DG: It’s quite hard to understand, when I work, I am subject to two haunting thoughts: Not only am I the person who painted the picture, but I’m also its first spectator ever. So there isn’t a lot of clarity of judgment. I try to understand it through signs, through things that happen around the work, trying to see if it can activate something.
Metis, 2020, Oil on canvas, 235x200x3.5 cm | Courtesy of the artist and ADA, Rome | ph. Roberto Apa.
Gaele, 2020, Oil on canvas, 225x200x3.5 cm | Courtesy of the artist and ADA, Rome | ph. Roberto Apa.
AT: Where does the inspiration for the work come from?
DG: Intoxication I guess.
AT: Are there any artists who influenced your works? Why?
DG: More or less every artist I know. Alive or dead. It’s inevitable.
AT: How important is the role of social media for you?
DG: Indisputably important for work. It’s entertaining.
AT: As an artist, what is your point of view about the contemporary art system?
DG: I don’t have just one point of view. I mean, the system is so vast, hybrid and multiform that I can’t seem to have just one. Anyway, what bothers me is the sacralization, a bad capitalist habit which derives directly from Christianity.
Frangialba, 2020, Oil on canvas, 100x80x2,5 cm | Courtesy of the artist and ADA, Rome | ph. Roberto Apa.
Addio Europa (Arawak), 202, Oil on canvas, 30x25x2 cm | Courtesy of the artist and ADA, Rome | ph. Roberto Apa.
AT: What do you find to be the most challenging or daunting thing about pursuing art? What is the most rewarding part of working as an artist?
DG: I hate having to deal with people who don’t respect you as a professional. Many take advantage of you for their own interests. Most of the time, it consists of them wanting to purify their public image since they’re basically failures.What is really gratifying is being able to live from your own work and managing to make your own work come to life.
AT: Could you tell us more about the works presented for your latest solo show ANTARES at ADA and for La Quadriennale in Rome?
DG: The works from my solo show at ADA are fragments of a single canvas that reconstructs the morphology of a star, Antares. Antares was also the name of a disco in Albino that closed when I was more or less 11 which I lived only through the words of my older brother. Both the star and the disco are unreachable places. It’s a story about desire born from landscapes originated from a ripped painting. I also wrote three mixed tales instead of a press release. The viewer would have then been able to fish out at random.

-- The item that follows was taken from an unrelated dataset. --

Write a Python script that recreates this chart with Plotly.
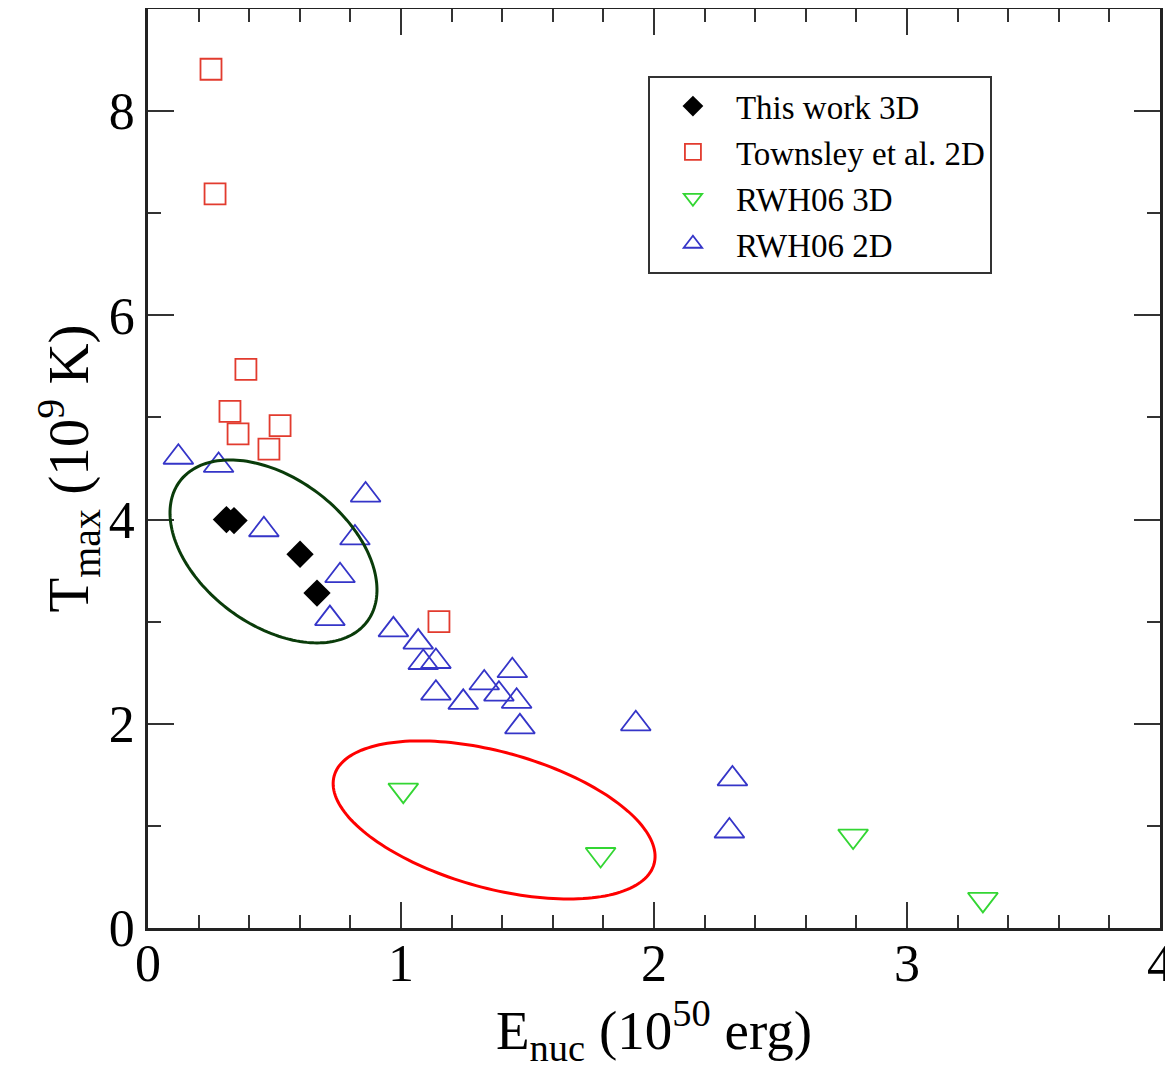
import numpy as np
import plotly.graph_objects as go

# ---- data ----
this_work_x = [0.31, 0.34, 0.601, 0.668]
this_work_y = [4.00, 3.99, 3.66, 3.28]

townsley_x = [0.249, 0.265, 0.387, 0.324, 0.356, 0.522, 0.478, 1.15]
townsley_y = [8.41, 7.19, 5.47, 5.06, 4.84, 4.92, 4.69, 3.00]

rwh3d_x = [1.009, 1.789, 2.787, 3.30]
rwh3d_y = [1.35, 0.72, 0.90, 0.28]

rwh2d_x = [0.120, 0.279, 0.860, 0.458, 0.818, 0.759, 0.719, 0.970, 1.068, 1.088,
           1.138, 1.138, 1.246, 1.329, 1.440, 1.387, 1.457, 1.470, 1.928, 2.310, 2.298]
rwh2d_y = [4.61, 4.53, 4.24, 3.90, 3.82, 3.45, 3.03, 2.92, 2.80, 2.60,
           2.61, 2.30, 2.21, 2.40, 2.52, 2.29, 2.22, 1.97, 2.00, 1.46, 0.95]

x_range = [0, 4]
y_range = [0, 9]

# ellipse annotations: (center x, center y, semi-major px, semi-minor px, angle deg, colour)
ellipses = [
    (0.496, 3.688, 117.0, 73.4, 36.8, "#0a3c0a"),
    (1.368, 1.058, 165.9, 68.1, 15.4, "#ff0000"),
]

# page body adds an 8px margin, so the figure is sized to fit the window from there
W, H = 1165, 1066
ml, mr, mt, mb = 140, 13, 1, 146
pw = W - ml - mr
ph = H - mt - mb
px_per_x = pw / (x_range[1] - x_range[0])
px_per_y = ph / (y_range[1] - y_range[0])

serif = "Liberation Serif, Times New Roman, serif"

fig = go.Figure()
fig.add_trace(go.Scatter(x=this_work_x, y=this_work_y, mode="markers", name="This work 3D",
                         marker=dict(symbol="diamond", size=21, color="black",
                                     line=dict(width=0))))
fig.add_trace(go.Scatter(x=townsley_x, y=townsley_y, mode="markers", name="Townsley et al. 2D",
                         marker=dict(symbol="square-open", size=21, color="#e23b2e",
                                     line=dict(width=1.8, color="#e23b2e"))))
fig.add_trace(go.Scatter(x=rwh3d_x, y=rwh3d_y, mode="markers", name="RWH06 3D",
                         marker=dict(symbol="triangle-down-open", size=26, color="#33d633",
                                     line=dict(width=1.8, color="#33d633"))))
fig.add_trace(go.Scatter(x=rwh2d_x, y=rwh2d_y, mode="markers", name="RWH06 2D",
                         marker=dict(symbol="triangle-up-open", size=26, color="#3535c8",
                                     line=dict(width=1.8, color="#3535c8"))))

shapes = []
t = np.linspace(0, 2 * np.pi, 181)
for cx, cy, a, b, ang, col in ellipses:
    th = np.deg2rad(ang)
    dx = a * np.cos(t) * np.cos(th) - b * np.sin(t) * np.sin(th)
    dy = a * np.cos(t) * np.sin(th) + b * np.sin(t) * np.cos(th)
    xs = cx + dx / px_per_x
    ys = cy - dy / px_per_y
    path = "M " + " L ".join(f"{x:.4f},{y:.4f}" for x, y in zip(xs, ys)) + " Z"
    shapes.append(dict(type="path", path=path, xref="x", yref="y",
                       line=dict(color=col, width=3)))

axis_common = dict(
    showgrid=False, zeroline=False, showline=True, linecolor="#222", linewidth=2.5,
    mirror="allticks", ticks="inside", ticklen=26, tickwidth=2, tickcolor="#333",
    tickfont=dict(family=serif, size=52, color="black"), automargin=False,
)

fig.update_layout(
    width=W, height=H,
    margin=dict(l=ml, r=mr, t=mt, b=mb),
    paper_bgcolor="white", plot_bgcolor="white",
    shapes=shapes,
    showlegend=True,
    legend=dict(x=0.494, y=0.927, xanchor="left", yanchor="top",
                bgcolor="white", bordercolor="#333", borderwidth=2,
                font=dict(family=serif, size=33, color="black"),
                itemwidth=76, tracegroupgap=0),
    xaxis=dict(range=x_range, dtick=1, tick0=0, ticklabelstandoff=-12,
               minor=dict(dtick=0.2, ticks="inside", ticklen=13, tickwidth=1.5, tickcolor="#333"),
               title=dict(text="E<sub>nuc</sub> (10<sup>50</sup> erg)",
                          font=dict(family=serif, size=55, color="black"), standoff=16),
               **axis_common),
    yaxis=dict(range=y_range, dtick=2, tick0=0,
               minor=dict(dtick=1, ticks="inside", ticklen=13, tickwidth=1.5, tickcolor="#333"),
               title=dict(text="T<sub>max</sub> (10<sup>9</sup> K)",
                          font=dict(family=serif, size=57, color="black"), standoff=0),
               **axis_common),
)

fig.write_html("out.html")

For the Quadriennale I worked on a big canvas which I then cut in three pieces and became a tryptic. For practical reasons, the starting canvas was used as a mattress during an embrace. Starting from the folds formed during the act, hair and the spots that fell, I traced the paintings design which then became its compositive structure.
AT: What are your goals and expectations for the future?

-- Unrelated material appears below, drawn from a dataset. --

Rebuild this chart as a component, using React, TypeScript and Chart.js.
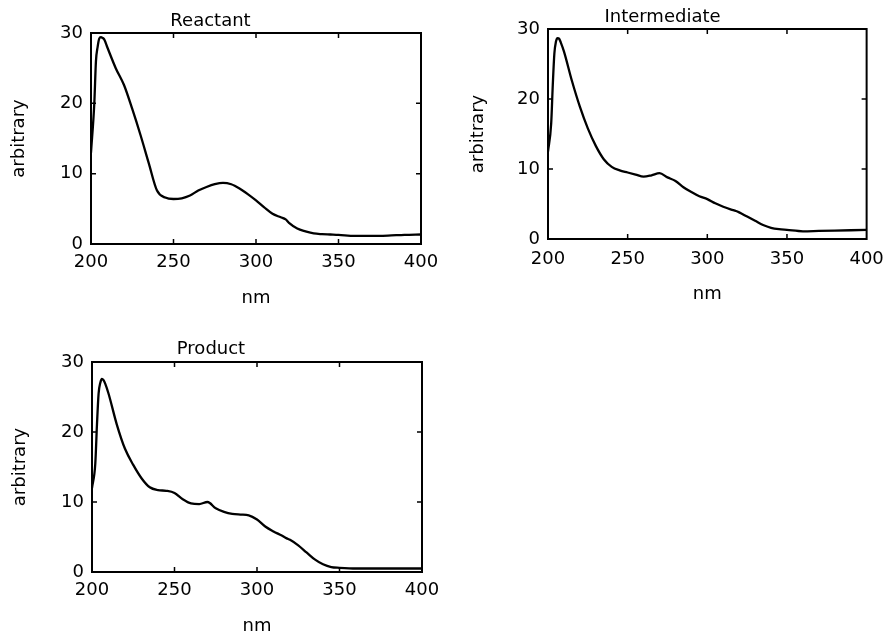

DG: I want to go back to celebrate life wildly, especially dancing and fucking in the museums.
Gracula, 2020, Oil on canvas, 200×240 cm | Courtesy of the artist and ADA, Rome | ph. Roberto Apa.
Diego Gualandris (b. 1993) is an Italian painter currently living and working in Rome, Italy. He graduated in Painting in 2018 at the Accademia Carrara di Bergamo. Recent exhibitions include: 2020 – Quadriennale d’arte 2020, FUORI, curated by Sara Cosulich and Stefano Collicelli, Palazzo delle Esposizioni, Rome (upcoming); ANTARES, ADA, Rome. 2019 - The Italian open, Galerie Rolando Anselmi, Berlin. 2018 - Caradrio, with Riccardo Sala, Tile Project Space, Milan; Il vello d’oro, Giorgio Galotti, Turin; Figure di spago / Pratiche di narrazione, curated by Caterina Molteni, Fondazione Baruchello, Rome; L’isola portatile, curated by Caterina Molteni, ADA, Rome. 2017 - Gattacornia, Altalena, Maccagno. Residencies projects include: 2019 - Castro, Rome; Painting Workshop, Nuoro, Quadriennale di Roma. 2018 - Residenza la Fornace / Autunno, Spino d’Adda. 2016 - VIR, Viafarini in residence, Milano. He has been awarded the Pollock-Krasner Foundation Grant in 2020.